EXERCISE DIRECTIONS:
Print, word for word, every line from the beginning of the listing up to and including the line with "const boxW = 23, capW = 12;". Pictures are to be excluded.

— start MATERIAL PROVIDED —

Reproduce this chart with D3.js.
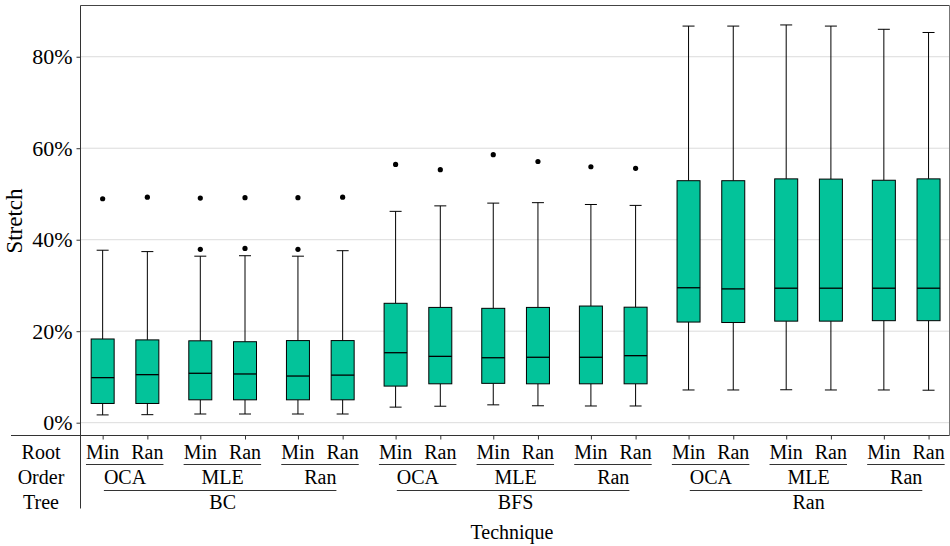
<!DOCTYPE html>
<html><head><meta charset="utf-8">
<script src="https://cdn.jsdelivr.net/npm/d3@7/dist/d3.min.js"></script>
<style>
body{margin:0;background:#fff;}
svg text{font-family:"Liberation Serif","DejaVu Serif",serif !important;fill:#000;}
</style></head>
<body><svg id="c" width="950" height="546" style="font-family:'Liberation Serif',serif"></svg>
<script>
// ---- data ----
const trees  = ["BC", "BFS", "Ran"];
const orders = ["OCA", "MLE", "Ran"];
const roots  = ["Min", "Ran"];
const whiskerLow  = [1.7, 1.75, 1.9, 1.9, 1.9, 1.9,   3.4, 3.6, 3.9, 3.7, 3.65, 3.65,   7.15, 7.15, 7.2, 7.15, 7.15, 7.1];
const q1          = [4.2, 4.2, 5.0, 5.0, 5.0, 5.0,     8.0, 8.5, 8.6, 8.5, 8.5, 8.5,      22.0, 21.9, 22.2, 22.2, 22.3, 22.3];
const median      = [9.85, 10.5, 10.8, 10.65, 10.2, 10.4, 15.3, 14.5, 14.2, 14.3, 14.3, 14.65, 29.5, 29.25, 29.4, 29.4, 29.4, 29.4];
const q3          = [18.3, 18.1, 17.9, 17.7, 17.95, 17.95, 26.1, 25.2, 25.0, 25.2, 25.5, 25.25, 52.9, 52.9, 53.3, 53.25, 53.0, 53.3];
const whiskerHigh = [37.7, 37.4, 36.4, 36.5, 36.4, 37.6, 46.2, 47.4, 48.0, 48.1, 47.7, 47.5, 86.7, 86.7, 86.95, 86.7, 86.0, 85.3];
const outliers    = [[48.95], [49.3], [49.1, 37.9], [49.2, 38.1], [49.2, 37.9], [49.3],
                     [56.45], [55.3], [58.6], [57.1], [55.95], [55.6],
                     [], [], [], [], [], []];
const yTicks = [0, 20, 40, 60, 80];
const rowLabels = ["Root", "Order", "Tree"];

// ---- build ----
const FONT = '"Liberation Serif", serif';
const boxes = [];
trees.forEach((t, ti) => orders.forEach((o, oi) => roots.forEach((r, ri) => {
  const i = ti * 6 + oi * 2 + ri;
  boxes.push({tree: t, order: o, root: r, group: t + "|" + o,
    lo: whiskerLow[i], q1: q1[i], med: median[i], q3: q3[i], hi: whiskerHigh[i], out: outliers[i]});
})));
const groups = [];
trees.forEach(t => orders.forEach(o => groups.push(t + "|" + o)));

const L = 80.5, R = 949.5, T = 5.5, B = 435.5;
const svg = d3.select("#c");
const y = d3.scaleLinear().domain([-2.8, 91.2]).range([B, T]);
const x0 = d3.scalePoint().domain(groups).range([125, 906.2]);
const x1 = d3.scalePoint().domain(roots).range([-22.35, 22.35]);
const bx = d => x0(d.group) + x1(d.root);
const boxW = 23, capW = 12;

// grid
svg.append("g").selectAll("line").data(yTicks).join("line")
  .attr("x1", L).attr("x2", R).attr("y1", d => y(d)).attr("y2", d => y(d))
  .attr("stroke", "#dcdcdc").attr("stroke-width", 1);

// y axis
const yAxis = d3.axisLeft(y).tickValues(yTicks).tickSize(4).tickPadding(4).tickFormat(d => d + "%");
const ga = svg.append("g").attr("transform", `translate(${L},0)`).call(yAxis).attr("font-family", FONT);
ga.select(".domain").remove();
ga.selectAll(".tick line").attr("stroke", "#333");
ga.selectAll(".tick text").style("font-size", "22px").style("font-family", FONT).attr("fill", "#000");

// x axis ticks
const xAxis = d3.axisBottom(d3.scaleLinear().domain([0, 950]).range([0, 950]))
  .tickValues(boxes.map(bx)).tickSize(4).tickFormat("");
const gx = svg.append("g").attr("transform", `translate(0,${B})`).call(xAxis);
gx.select(".domain").remove();
gx.selectAll(".tick line").attr("stroke", "#333");

// frame lines
svg.append("line").attr("x1", L).attr("x2", R).attr("y1", T).attr("y2", T).attr("stroke", "#444");
svg.append("line").attr("x1", R).attr("x2", R).attr("y1", T).attr("y2", B).attr("stroke", "#777");
svg.append("line").attr("x1", L).attr("x2", L).attr("y1", T).attr("y2", 508.5).attr("stroke", "#333");
svg.append("line").attr("x1", 11).attr("x2", R).attr("y1", B).attr("y2", B).attr("stroke", "#333");

// boxes
const g = svg.append("g").selectAll("g").data(boxes).join("g");
g.append("line").attr("x1", bx).attr("x2", bx).attr("y1", d => y(d.lo)).attr("y2", d => y(d.q1)).attr("stroke", "#000");
g.append("line").attr("x1", bx).attr("x2", bx).attr("y1", d => y(d.q3)).attr("y2", d => y(d.hi)).attr("stroke", "#000");
g.append("line").attr("x1", d => bx(d) - capW / 2).attr("x2", d => bx(d) + capW / 2)
  .attr("y1", d => y(d.lo)).attr("y2", d => y(d.lo)).attr("stroke", "#000");
g.append("line").attr("x1", d => bx(d) - capW / 2).attr("x2", d => bx(d) + capW / 2)
  .attr("y1", d => y(d.hi)).attr("y2", d => y(d.hi)).attr("stroke", "#000");
g.append("rect").attr("x", d => bx(d) - boxW / 2).attr("width", boxW)
  .attr("y", d => y(d.q3)).attr("height", d => y(d.q1) - y(d.q3))
  .attr("fill", "#03C39A").attr("stroke", "#000").attr("stroke-width", 1);
g.append("line").attr("x1", d => bx(d) - boxW / 2).attr("x2", d => bx(d) + boxW / 2)
  .attr("y1", d => y(d.med)).attr("y2", d => y(d.med)).attr("stroke", "#000").attr("stroke-width", 1.3);
g.selectAll("circle").data(d => d.out.map(v => ({v, x: bx(d)}))).join("circle")
  .attr("cx", d => d.x).attr("cy", d => y(d.v)).attr("r", 2.6).attr("fill", "#000");

// x labels
const fs = "20px";
const rowY = [459.3, 484, 508.5];
const lineY = [464.5, 490.5];
const txt = sel => sel.style("font-family", FONT).style("font-size", fs).attr("text-anchor", "middle");
// row 1: roots
const r1 = svg.append("g").selectAll("text").data(boxes).join("text")
  .attr("x", bx).attr("y", rowY[0]).call(txt).text(d => d.root);
groups.forEach(gr => {
  const nodes = r1.filter(d => d.group === gr).nodes();
  const b0 = nodes[0].getBBox(), b1 = nodes[nodes.length - 1].getBBox();
  svg.append("line").attr("x1", b0.x).attr("x2", b1.x + b1.width)
    .attr("y1", lineY[0]).attr("y2", lineY[0]).attr("stroke", "#333");
});
// row 2: orders
const gInfo = groups.map(gr => ({group: gr, tree: gr.split("|")[0], order: gr.split("|")[1]}));
const r2 = svg.append("g").selectAll("text").data(gInfo).join("text")
  .attr("x", d => x0(d.group)).attr("y", rowY[1]).call(txt).text(d => d.order);
trees.forEach(t => {
  const nodes = r2.filter(d => d.tree === t).nodes();
  const b0 = nodes[0].getBBox(), b1 = nodes[nodes.length - 1].getBBox();
  svg.append("line").attr("x1", b0.x).attr("x2", b1.x + b1.width)
    .attr("y1", lineY[1]).attr("y2", lineY[1]).attr("stroke", "#333");
});
// row 3: trees
svg.append("g").selectAll("text").data(trees).join("text")
  .attr("x", t => (x0(t + "|" + orders[0]) + x0(t + "|" + orders[orders.length - 1])) / 2)
  .attr("y", rowY[2]).call(txt).text(t => t);
// row labels
svg.append("g").selectAll("text").data(rowLabels).join("text")
  .attr("x", 41).attr("y", (d, i) => rowY[i]).call(txt).text(d => d);

// axis titles
svg.append("text").attr("x", (L + R) / 2 - 3).attr("y", 538.5).call(txt).text("Technique");
svg.append("text").attr("transform", "translate(22,221) rotate(-90)").call(txt).style("font-size", "23px").text("Stretch");
</script></body></html>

— end MATERIAL PROVIDED —

TASK OUTPUT:
Reproduce this chart with D3.js.
<!DOCTYPE html>
<html><head><meta charset="utf-8">
<script src="https://cdn.jsdelivr.net/npm/d3@7/dist/d3.min.js"></script>
<style>
body{margin:0;background:#fff;}
svg text{font-family:"Liberation Serif","DejaVu Serif",serif !important;fill:#000;}
</style></head>
<body><svg id="c" width="950" height="546" style="font-family:'Liberation Serif',serif"></svg>
<script>
// ---- data ----
const trees  = ["BC", "BFS", "Ran"];
const orders = ["OCA", "MLE", "Ran"];
const roots  = ["Min", "Ran"];
const whiskerLow  = [1.7, 1.75, 1.9, 1.9, 1.9, 1.9,   3.4, 3.6, 3.9, 3.7, 3.65, 3.65,   7.15, 7.15, 7.2, 7.15, 7.15, 7.1];
const q1          = [4.2, 4.2, 5.0, 5.0, 5.0, 5.0,     8.0, 8.5, 8.6, 8.5, 8.5, 8.5,      22.0, 21.9, 22.2, 22.2, 22.3, 22.3];
const median      = [9.85, 10.5, 10.8, 10.65, 10.2, 10.4, 15.3, 14.5, 14.2, 14.3, 14.3, 14.65, 29.5, 29.25, 29.4, 29.4, 29.4, 29.4];
const q3          = [18.3, 18.1, 17.9, 17.7, 17.95, 17.95, 26.1, 25.2, 25.0, 25.2, 25.5, 25.25, 52.9, 52.9, 53.3, 53.25, 53.0, 53.3];
const whiskerHigh = [37.7, 37.4, 36.4, 36.5, 36.4, 37.6, 46.2, 47.4, 48.0, 48.1, 47.7, 47.5, 86.7, 86.7, 86.95, 86.7, 86.0, 85.3];
const outliers    = [[48.95], [49.3], [49.1, 37.9], [49.2, 38.1], [49.2, 37.9], [49.3],
                     [56.45], [55.3], [58.6], [57.1], [55.95], [55.6],
                     [], [], [], [], [], []];
const yTicks = [0, 20, 40, 60, 80];
const rowLabels = ["Root", "Order", "Tree"];

// ---- build ----
const FONT = '"Liberation Serif", serif';
const boxes = [];
trees.forEach((t, ti) => orders.forEach((o, oi) => roots.forEach((r, ri) => {
  const i = ti * 6 + oi * 2 + ri;
  boxes.push({tree: t, order: o, root: r, group: t + "|" + o,
    lo: whiskerLow[i], q1: q1[i], med: median[i], q3: q3[i], hi: whiskerHigh[i], out: outliers[i]});
})));
const groups = [];
trees.forEach(t => orders.forEach(o => groups.push(t + "|" + o)));

const L = 80.5, R = 949.5, T = 5.5, B = 435.5;
const svg = d3.select("#c");
const y = d3.scaleLinear().domain([-2.8, 91.2]).range([B, T]);
const x0 = d3.scalePoint().domain(groups).range([125, 906.2]);
const x1 = d3.scalePoint().domain(roots).range([-22.35, 22.35]);
const bx = d => x0(d.group) + x1(d.root);
const boxW = 23, capW = 12;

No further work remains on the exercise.